=== RAW DATA ===
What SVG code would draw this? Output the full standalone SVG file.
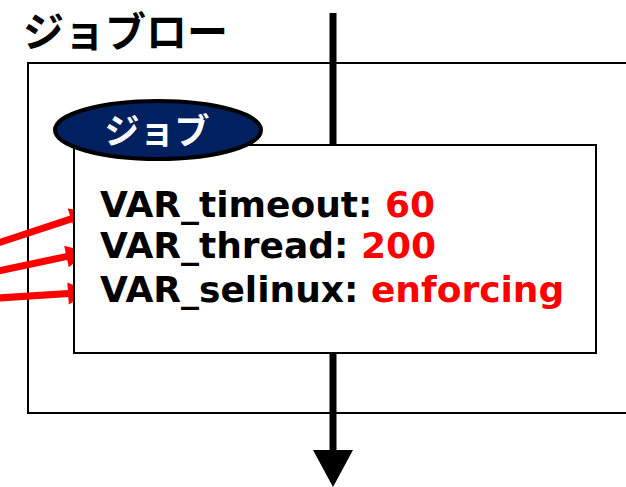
<svg xmlns="http://www.w3.org/2000/svg" width="626" height="487" viewBox="0 0 626 487">
<style>
.jp{font-family:"Noto Sans CJK JP",sans-serif;font-weight:bold}
.var{font-family:"DejaVu Sans",Verdana,sans-serif;font-weight:bold;font-size:36px;fill:#000}
.val{fill:#ff0000}
.box{fill:#fff;stroke:#000;stroke-width:2}
.red{stroke:#ff0000;stroke-width:7;fill:none}
.rh{fill:#ff0000}
</style>
<rect width="626" height="487" fill="#fff"/>
<g id="flow">
<text class="jp" x="23" y="47" font-size="41">ジョブロー</text>
<rect class="box" x="28" y="63" width="610" height="350"/>
</g>
<g id="connectors">
<line x1="333" y1="13" x2="333" y2="145" stroke="#000" stroke-width="7"/>
<line x1="333" y1="353" x2="333" y2="452" stroke="#000" stroke-width="7"/>
<path d="M313,450 L353,450 L333,487 Z" fill="#000"/>
<line class="red" x1="-2" y1="243" x2="72" y2="218.6"/>
<path class="rh" d="M92,212 L74.56,229.34 L67.66,208.44 Z"/>
<line class="red" x1="-2" y1="271" x2="67.5" y2="256.3"/>
<path class="rh" d="M88,252 L68.74,267.31 L64.2,245.79 Z"/>
<line class="red" x1="-2" y1="298" x2="69" y2="293.4"/>
<path class="rh" d="M90,292 L68.77,304.41 L67.33,282.45 Z"/>
</g>
<g id="job">
<rect class="box" x="74" y="145" width="522" height="208"/>
<ellipse cx="158" cy="130" rx="103" ry="29" fill="#002060" stroke="#000" stroke-width="4"/>
<text class="jp" x="157" y="144" font-size="35" fill="#fff" text-anchor="middle">ジョブ</text>
<text class="var" x="100" y="217">VAR_timeout: <tspan class="val">60</tspan></text>
<text class="var" x="100" y="258">VAR_thread: <tspan class="val">200</tspan></text>
<text class="var" x="100" y="302">VAR_selinux: <tspan class="val">enforcing</tspan></text>
</g>
</svg>
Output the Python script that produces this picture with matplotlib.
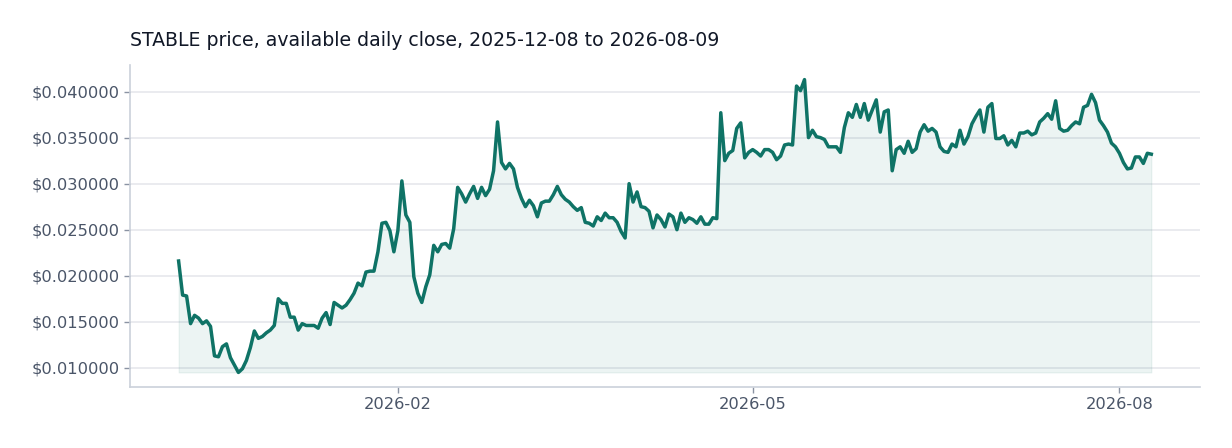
import pandas as pd
import numpy as np
import matplotlib
matplotlib.use("Agg")
import matplotlib.pyplot as plt
import matplotlib.dates as mdates
from matplotlib.ticker import FuncFormatter

start_date = "2025-12-08"
end_date = "2026-08-09"

# daily close
prices_dec_jan = [
    0.0216, 0.0179, 0.0178, 0.0148, 0.0157, 0.0154, 0.0148, 0.0151, 0.0145, 0.0113,
    0.0112, 0.0123, 0.0126, 0.0111, 0.0103, 0.0095, 0.0099, 0.0108, 0.0122, 0.0140,
    0.0132, 0.0134, 0.0138, 0.0141, 0.0146, 0.0175, 0.0170, 0.0170, 0.0155, 0.0155,
    0.0141, 0.0148, 0.0146, 0.0146, 0.0146, 0.0143, 0.0154, 0.0160, 0.0147, 0.0171,
    0.0168, 0.0165, 0.0168, 0.0174, 0.0181, 0.0192, 0.0189, 0.0204, 0.0205, 0.0205,
    0.0226, 0.0257, 0.0258, 0.0249, 0.0226,
]
prices_feb_mar = [
    0.0249, 0.0303, 0.0266, 0.0258, 0.0199, 0.0181, 0.0171, 0.0188, 0.0201, 0.0233,
    0.0226, 0.0234, 0.0235, 0.0230, 0.0251, 0.0296, 0.0289, 0.0280, 0.0289, 0.0297,
    0.0284, 0.0296, 0.0287, 0.0294, 0.0314, 0.0367, 0.0323, 0.0316, 0.0322, 0.0316,
    0.0296, 0.0284, 0.0275, 0.0282, 0.0276, 0.0264, 0.0279, 0.0281, 0.0281, 0.0288,
    0.0297, 0.0288, 0.0283, 0.0280, 0.0275, 0.0271, 0.0274, 0.0258, 0.0257, 0.0254,
    0.0264, 0.0260, 0.0268, 0.0263, 0.0263, 0.0258, 0.0248, 0.0241, 0.0300,
]
prices_apr_may = [
    0.0280, 0.0291, 0.0275, 0.0274, 0.0270, 0.0252, 0.0266, 0.0261, 0.0253, 0.0267,
    0.0264, 0.0250, 0.0268, 0.0258, 0.0263, 0.0261, 0.0257, 0.0264, 0.0256, 0.0256,
    0.0263, 0.0262, 0.0377, 0.0325, 0.0333, 0.0336, 0.0360, 0.0366, 0.0328, 0.0334,
    0.0337, 0.0334, 0.0330, 0.0337, 0.0337, 0.0334, 0.0326, 0.0330, 0.0342, 0.0343,
    0.0342, 0.0406, 0.0401, 0.0413, 0.0350, 0.0358, 0.0351, 0.0350, 0.0348, 0.0340,
    0.0340, 0.0340, 0.0334, 0.0361, 0.0377, 0.0372, 0.0386,
]
prices_jun_aug = [
    0.0372, 0.0387, 0.0369, 0.0380, 0.0391, 0.0356, 0.0378, 0.0380, 0.0314, 0.0337,
    0.0340, 0.0333, 0.0346, 0.0334, 0.0338, 0.0356, 0.0364, 0.0357, 0.0360, 0.0356,
    0.0340, 0.0335, 0.0334, 0.0343, 0.0340, 0.0358, 0.0343, 0.0351, 0.0365, 0.0373,
    0.0380, 0.0356, 0.0383, 0.0387, 0.0349, 0.0349, 0.0352, 0.0342, 0.0347, 0.0340,
    0.0355, 0.0355, 0.0357, 0.0353, 0.0355, 0.0367, 0.0371, 0.0376, 0.0370, 0.0390,
    0.0360, 0.0357, 0.0358, 0.0363, 0.0367, 0.0365, 0.0383, 0.0385, 0.0397, 0.0388,
    0.0369, 0.0363, 0.0356, 0.0344, 0.0340, 0.0333, 0.0323, 0.0316, 0.0317, 0.0329,
    0.0329, 0.0322, 0.0333, 0.0332,
]

prices = prices_dec_jan + prices_feb_mar + prices_apr_may + prices_jun_aug
dates = pd.date_range(start_date, periods=len(prices), freq="D")
df = pd.DataFrame({"date": dates, "close": prices})

line_color = "#0f7366"
text_color = "#4a5568"
spine_color = "#cbd1da"

fig = plt.figure(figsize=(12.32, 4.48), dpi=100)
ax = fig.add_axes([0.1055, 0.136, 0.8685, 0.719])

ax.fill_between(df["date"], df["close"], df["close"].min(),
                color=line_color, alpha=0.08, linewidth=0.8)
ax.plot(df["date"], df["close"], color=line_color, linewidth=2.5)

ax.margins(x=0.05, y=0.05)
ax.yaxis.set_major_formatter(FuncFormatter(lambda v, p: f"${v:.6f}"))
ax.xaxis.set_major_locator(mdates.MonthLocator(bymonth=[2, 5, 8]))
ax.xaxis.set_major_formatter(mdates.DateFormatter("%Y-%m"))

ax.grid(axis="y", color="#e4e6eb", linewidth=1.1)
ax.set_axisbelow(True)
for s in ["top", "right"]:
    ax.spines[s].set_visible(False)
for s in ["left", "bottom"]:
    ax.spines[s].set_color(spine_color)
    ax.spines[s].set_linewidth(1.2)
ax.tick_params(colors=text_color, labelsize=11.7, length=4, width=1, color="#8a93a3")

ax.set_title(f"STABLE price, available daily close, {start_date} to {end_date}",
             loc="left", fontsize=13.6, color="#111827", pad=14)

fig.savefig("out.png", dpi=100)
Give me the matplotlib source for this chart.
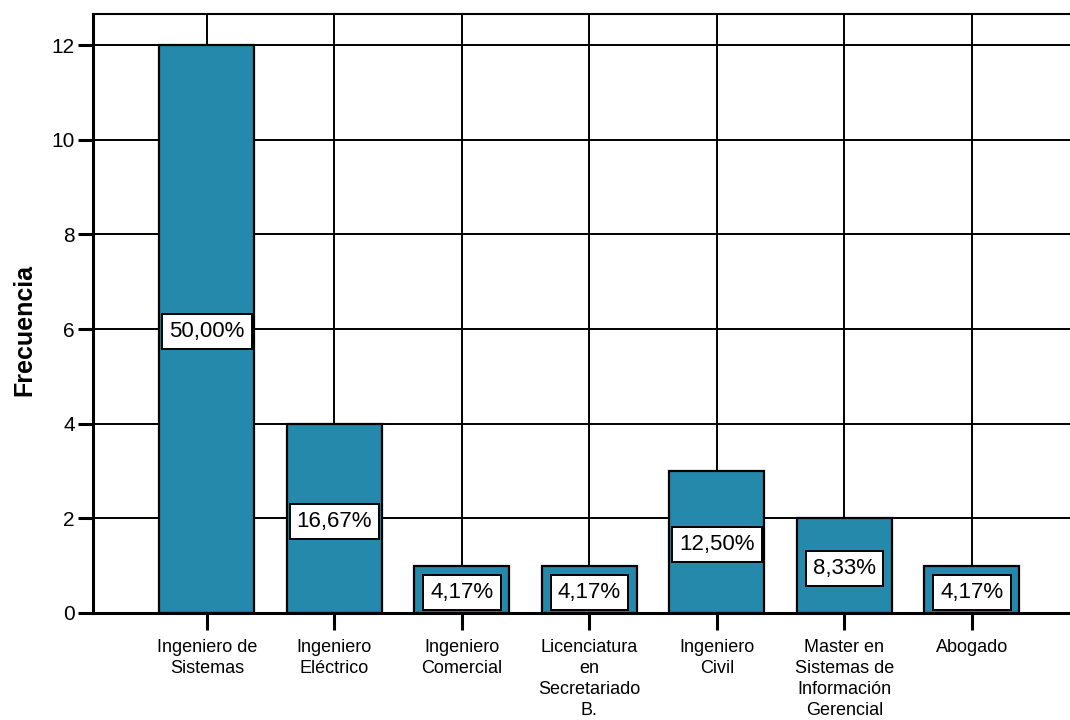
===
WORK TO DO: Select and copy every line of the listing with the word "Output".

TASK SOLUTION:
What SVG code would draw this? Output the full standalone SVG file.
Output the Python script that produces this picture with matplotlib.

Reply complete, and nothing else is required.